Cory Doctorow: Dandelions and artists have a lot in common in the age of the Internet. This is, of course, the age of unlimited, zero-marginal-cost copying. If you blow your works into the net like a dandelion clock on the breeze, the net itself will take care of the copying costs. Your fans will paste-bomb your works into their mailing list, making 60,000 copies so fast and so cheaply that figuring out how much it cost in aggregate to make all those copies would be orders of magnitude more expensive than the copies themselves.
What’s more, the winds of the Internet will toss your works to every corner of the globe, seeking out every fertile home that they may have — given enough time and the right work, your stuff could someday find its way over the transom of every reader who would find it good and pleasing. After all, the majority of links between blogs have been made to or from blogs with four or fewer inbound links in total — that means that the Internet has figured out a cost-effective means of helping audiences of three people discover the writers they should be reading…

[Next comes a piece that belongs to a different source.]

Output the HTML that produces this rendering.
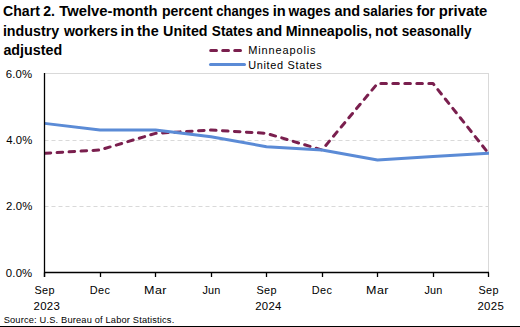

Your work needs to be easily copied, to anywhere whence it might find its way into the right hands. That means that the nimble text-file, HTML file, and PDF (the preferred triumvirate of formats) should be distributed without formality — no logins, no e-mail address collections, and with a license that allows your fans to reproduce the work on their own in order to share it with more potential fans. Remember, copying is a cost-center — insisting that all copies must be downloaded from your site and only your site is insisting that you — and only you — will bear the cost of making those copies. Sure, having a single, central repository for your works makes it easier to count copies and figure out where they’re going, but remember: dandelions don’t keep track of their seeds. Once you get past the vanity of knowing exactly how many copies have been made, and find the zen of knowing that the copying will take care of itself, you’ll attain dandelionesque contentment…
The net is an unending NOW of moments and distractions and wonderments and puzzlements and rages. Asking someone riding its currents to undertake some kind of complex dance before she can hand you her money is a losing proposition. User-interface designers speak of how every additional click between thought and deed lops a huge number of seeds out of the running for germination.